3 thoughts on “Donald Bock Sr.

  1. Virginia Giles

    Death leaves a heartache no one can heal, love leaves a memory no one can steal. Memories live forever and celebrate the lives of our loved ones. Like the Marvin Hamlish song “memories are the scattered pictures of the way we were.” Memories…where do I begin? Well, I remember my Father and Uncle Donald trying to trump each other in practical jokes; I remember my non-religious Uncle coming to my Confirmation because he was my GodFather, but I suspect mostly because he loved me; I remember Daddy asking my brother Don to make a chicken wire man for Donald and Ginny to put in their yard in Blackwood, so their’s wouldn’t be the only naked yard; I remember a summer night in Ocean City,MD. when my Father, Uncle Donald and Mr. Rivello had a contest to determine who had the best, manly, athletic looking legs; I remember the weekend that Chuck had his first piano recital and our parents were in England so Donald and Ginny came and Uncle Donald practically climbed over people to get the best photographs to record the event; I remember going to Cherry Hill to visit Donald and Ginny and getting up very early to drive to Asbury Park to watch Donny’s ice hockey team and sharing a motel room with the whole family while waiting for his next game; I remember sitting at my grandmother Nana’s gate leg kitchen table while my GrandFather “Pop” and Uncle Donald taught me how to eat a hard crab; and I remember learning all about football from these same two men. While my family was in Japan, Uncle Donald married Ginny the Grand Diva Of All Things Domestic. My life and memories are enriched by Donald and Ginny and Donny and Kim. Memories come and go so quickly. So…Donald was born; he blinked; and he was gone. No buildings have been named after him; no monuments erected in in his honor. But He DID have the chance to know and love each and every friend as well as all his family members. How much more blessed can a person be? I hope that everyone who knew and loved Uncle Donald can find comfort in their memories.
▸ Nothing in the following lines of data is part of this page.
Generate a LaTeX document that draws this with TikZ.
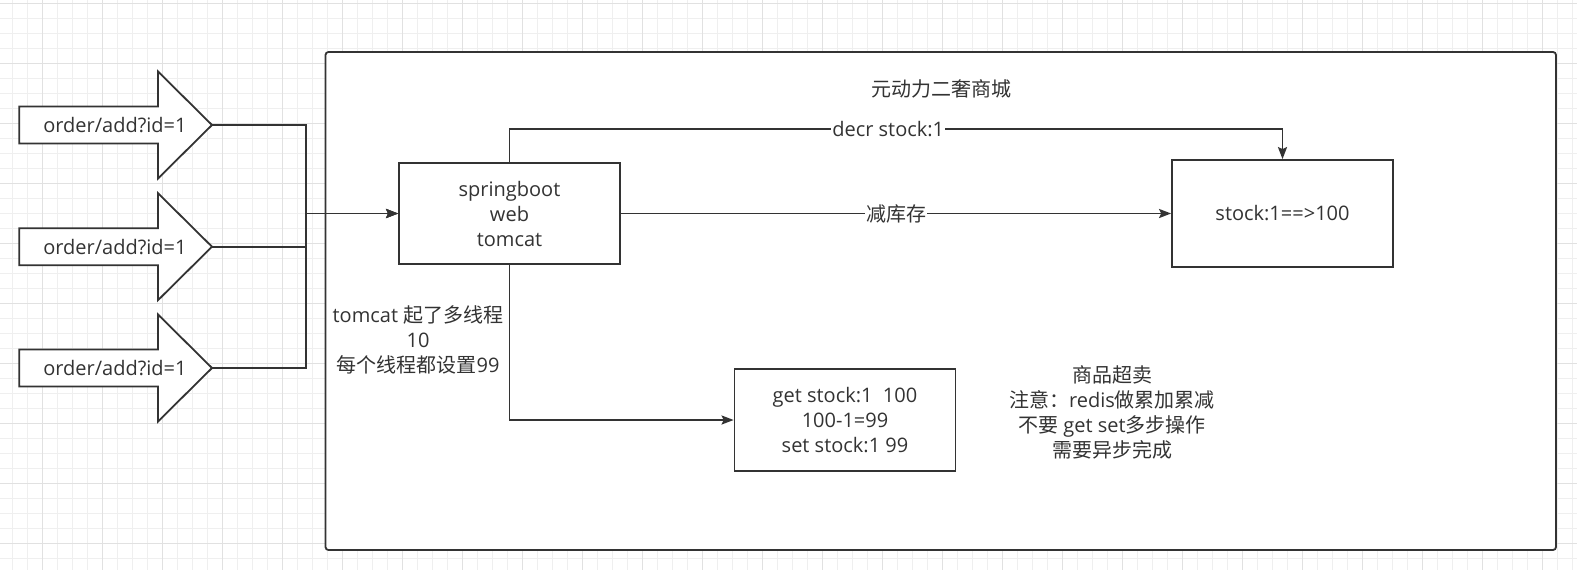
\documentclass[tikz,border=0pt]{standalone}
\usepackage{fontspec}
\setmainfont{Open Sans}
\newfontfamily\cjk{Noto Sans CJK SC}
\usetikzlibrary{arrows.meta}
\definecolor{ink}{HTML}{333333}
\definecolor{gridminor}{HTML}{EFEFEF}
\definecolor{gridmajor}{HTML}{E1E1E1}

\begin{document}
\begin{tikzpicture}[x=1pt, y=-1pt,
    font=\fontsize{20}{25}\selectfont, text=ink,
    box/.style={draw=ink, line width=1.8pt, fill=white, minimum width=221pt, align=center, inner sep=0pt},
    edge/.style={draw=ink, line width=1.8pt, -{Stealth[length=12pt, width=9pt, inset=2pt]}},
    wire/.style={draw=ink, line width=1.8pt},
    lbl/.style={fill=white, inner sep=1pt}]
    \useasboundingbox (0,0) rectangle (1577,570);
    % Grid
    \fill[white] (0,0) rectangle (1577,570);
    \foreach \gx in {12.3,27.3,...,1577} \draw[gridminor, line width=1pt] (\gx,0) -- (\gx,570);
    \foreach \gy in {3.3,18.3,...,570} \draw[gridminor, line width=1pt] (0,\gy) -- (1577,\gy);
    \foreach \gx in {42.3,102.3,...,1577} \draw[gridmajor, line width=1pt] (\gx,0) -- (\gx,570);
    \foreach \gy in {3.3,63.3,...,570} \draw[gridmajor, line width=1pt] (0,\gy) -- (1577,\gy);
    %
    % Shop container
    \node[draw=ink, line width=1.8pt, fill=white, rounded corners=3pt, minimum width=1230.5pt, minimum height=498pt, inner sep=0pt] (shop) at (940.75,301) {};
    \node (title) at (941,89) {\cjk 元动力二奢商城};
    %
    % Requests
    \foreach \name/\ty in {reqA/125, reqB/246.7, reqC/368} {
        \draw[wire, fill=white] (19.3,\ty-18.5) -- (158,\ty-18.5) -- (158,\ty-53.5) -- (212,\ty)
            -- (158,\ty+53.5) -- (158,\ty+18.5) -- (19.3,\ty+18.5) -- cycle;
        \node (\name) at (115,\ty) {order/add?id=1};
        \coordinate (\name tip) at (212,\ty);
    }
    %
    % Boxes
    \node[box, minimum height=101pt] (web) at (509.5,213.5) {springboot\\web\\tomcat};
    \node[box, minimum height=107pt] (stock) at (1282.5,213.5) {stock:1==>100};
    \node[box, minimum height=102pt] (calc) at (845,420) {get stock:1\ \ 100\\100-1=99\\set stock:1 99};
    %
    % Notes
    \node[align=center] (threads) at (418,340) {tomcat {\cjk 起了多线程}\\10\\{\cjk 每个线程都设置}99};
    \node[align=center] (note) at (1112,412.5) {{\cjk 商品超卖}\\{\cjk 注意：}redis{\cjk 做累加累减}\\{\cjk 不要} get set{\cjk 多步操作}\\{\cjk 需要异步完成}};
    %
    % Connectors
    \foreach \name in {reqA, reqB, reqC}
        \draw[edge] (\name tip) -- ++(93.7,0) |- (web.west);
    \draw[edge] (web.north) -- ++(0,-33) -| (stock.north) node[lbl, pos=0.245] (decr) {decr stock:1};
    \draw[edge] (web.east) -- node[lbl] (minus) {\cjk 减库存} (stock.west);
    \draw[edge] (web.south) |- (calc.west);
\end{tikzpicture}
\end{document}
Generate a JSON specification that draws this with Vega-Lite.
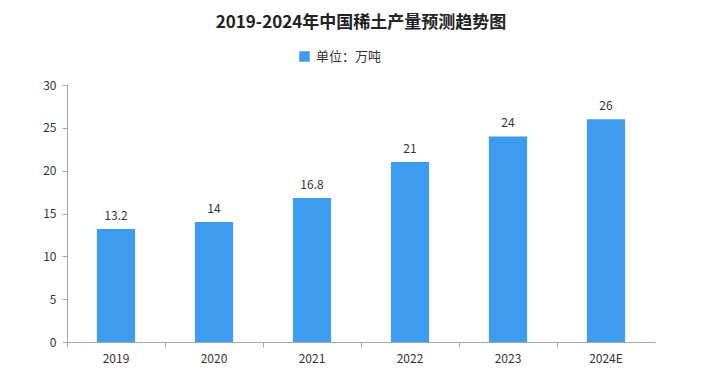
{
  "$schema": "https://vega.github.io/schema/vega-lite/v6.json",
  "width": 588,
  "height": 257,
  "autosize": {"type": "none"},
  "padding": {"left": 67, "top": 85, "right": 59, "bottom": 36},
  "background": "#ffffff",
  "config": {"view": {"stroke": null}},
  "title": {
    "text": "2019-2024年中国稀土产量预测趋势图",
    "font": "Noto Sans CJK SC",
    "fontSize": 17,
    "fontWeight": "bold",
    "color": "#222222",
    "anchor": "middle",
    "offset": 18
  },
  "data": {
    "values": [
      {"year": "2019", "value": 13.2, "label": "13.2"},
      {"year": "2020", "value": 14, "label": "14"},
      {"year": "2021", "value": 16.8, "label": "16.8"},
      {"year": "2022", "value": 21, "label": "21"},
      {"year": "2023", "value": 24, "label": "24"},
      {"year": "2024E", "value": 26, "label": "26"}
    ]
  },
  "encoding": {
    "x": {
      "field": "year",
      "type": "nominal",
      "sort": null,
      "scale": {"paddingInner": 0, "paddingOuter": 0},
      "axis": {
        "title": null,
        "labelAngle": 0,
        "bandPosition": 0,
        "labelFont": "Noto Sans CJK SC",
        "labelFontSize": 12,
        "labelColor": "#333333",
        "labelPadding": 6,
        "domainColor": "#a6a6a6",
        "tickColor": "#a6a6a6",
        "tickSize": 5
      }
    },
    "y": {
      "field": "value",
      "type": "quantitative",
      "scale": {"domain": [0, 30]},
      "axis": {
        "title": null,
        "values": [0, 5, 10, 15, 20, 25, 30],
        "grid": false,
        "labelFont": "Noto Sans CJK SC",
        "labelFontSize": 12,
        "labelColor": "#333333",
        "labelPadding": 6,
        "domainColor": "#a6a6a6",
        "tickColor": "#a6a6a6",
        "tickSize": 5
      }
    }
  },
  "layer": [
    {
      "mark": {"type": "bar", "width": {"band": 0.39}},
      "encoding": {
        "color": {
          "datum": "单位：万吨",
          "scale": {"range": ["#3d9bf0"]},
          "legend": {
            "title": null,
            "orient": "none",
            "legendX": 231,
            "legendY": -35,
            "symbolType": "square",
            "symbolSize": 110,
            "symbolStrokeWidth": 0,
            "labelFont": "Noto Sans CJK SC",
            "labelFontSize": 13,
            "labelColor": "#333333",
            "labelOffset": 5
          }
        }
      }
    },
    {
      "mark": {
        "type": "text",
        "dy": -13,
        "font": "Noto Sans CJK SC",
        "fontSize": 12,
        "color": "#333333"
      },
      "encoding": {"text": {"field": "label"}}
    }
  ]
}
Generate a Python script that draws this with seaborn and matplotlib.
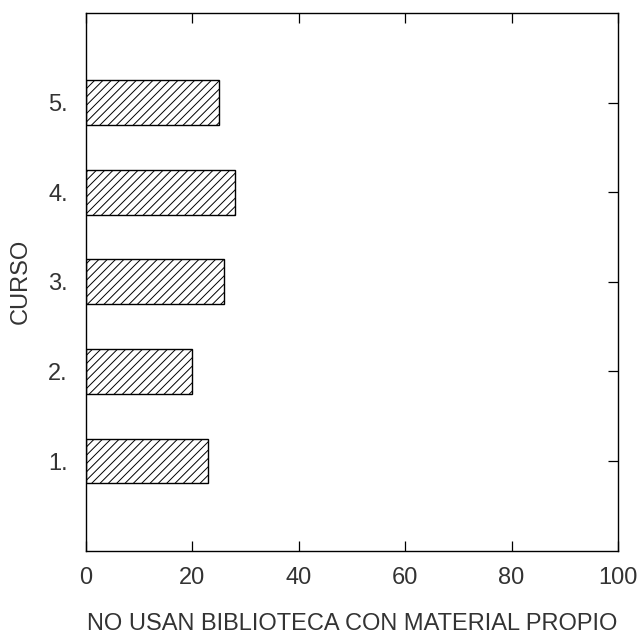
import matplotlib
matplotlib.use("Agg")
import matplotlib.pyplot as plt
import pandas as pd
import seaborn as sns

# --- Data ---
cursos = ["1.", "2.", "3.", "4.", "5."]
porcentajes = [23, 20, 26, 28, 25]
x_ticks = [0, 20, 40, 60, 80, 100]

df = pd.DataFrame({"curso": cursos, "pct": porcentajes})

sns.set_theme(style="white")
plt.rcParams["font.family"] = ["Liberation Sans", "DejaVu Sans"]
plt.rcParams["hatch.linewidth"] = 0.7
plt.rcParams["hatch.color"] = "black"

fig = plt.figure(figsize=(6.4, 6.34), dpi=100)
ax = fig.add_axes([0.1344, 0.1314, 0.8312, 0.8481])

sns.barplot(data=df, x="pct", y="curso", order=cursos[::-1], orient="h",
            color="white", edgecolor="black", linewidth=1.0, hatch="////",
            width=0.5, saturation=1, ax=ax)

ax.set_xlim(0, 100)
ax.set_xticks(x_ticks)
ax.set_ylim(len(cursos), -1)

for s in ax.spines.values():
    s.set_visible(True)
    s.set_color("black")
    s.set_linewidth(1.0)

ax.tick_params(axis="both", direction="in", length=7.5, width=0.9, color="black",
               top=True, right=True, left=True, bottom=True, labelsize=17,
               labelcolor="#333333")
ax.tick_params(axis="x", pad=12)
ax.tick_params(axis="y", pad=13)

ax.set_xlabel("NO USAN BIBLIOTECA CON MATERIAL PROPIO", fontsize=17, labelpad=17,
              color="#333333")
ax.set_ylabel("CURSO", fontsize=17, labelpad=12, color="#333333")

fig.savefig("out.png", dpi=100, facecolor="white")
  2. Jean Kathryn Bock Giles

    I am, Jean Kathryn Bock Giles, Donald’s big sister, even though he always watched over me as though I were his little sister. We were born a little over a year apart I was born on November28th and Donald on October 31st. When we were growing up I use to tell him the Witches brought him but I was a Thanksgiving gift. There was a little boy inside the man who is my brother… Oh that little boy was contrary and a bother to my girlfriends and me, but how I loved him too. It was nice growing up with a brother like Donald — someone to lean on, someone to count on… someone to tell on!
    To the outside world we all grow old. But not to brothers and sisters. We know each other as we always were. We know each other’s hearts. We share private family jokes. We remember family feuds and secrets, family griefs and joys. Donald and Adam are the keepers of my childhood identity, they are the only people with the keys to my childhood memories.
    Since we were young Donald and I have been the kind of people who are indefatigable readers, more inclined to go off by ourselves with a book than do any of the dozens of things that children usually do to amuse themselves. And we never aged out of it, Donald with his military books and me with my mysteries. We read because we loved it more than any other activity on earth. When he wasn’t reading Donald could be found on the fields at Johns Hopkins playing Lacrosse. And if he wasn’t playing lacrosse he was either at his desk drawing airplanes or spying on or pestering my girlfriends and me.
    Life is made up of moments. The biggest mistake I made, as a sister, is the one most of us make. I did not live in the moment enough. This is particularly clear now that the moment is gone, captured only in photographs. There is one picture, taken on a summer day, of Donald holding my daughter standing with our parents in the shadow of the house, we grew up in. Looking at that photograph I wish I could remember what we talked about, and how they sounded, and how they looked when we had dinner that night. I wish I had not been in such a hurry to get on to the next thing.
    Donald, I love you, you were there for me, you protected me, and most of all, you loved me. We’d fight, scream, and argue, but, under it all, was love. You were a wonderful brother.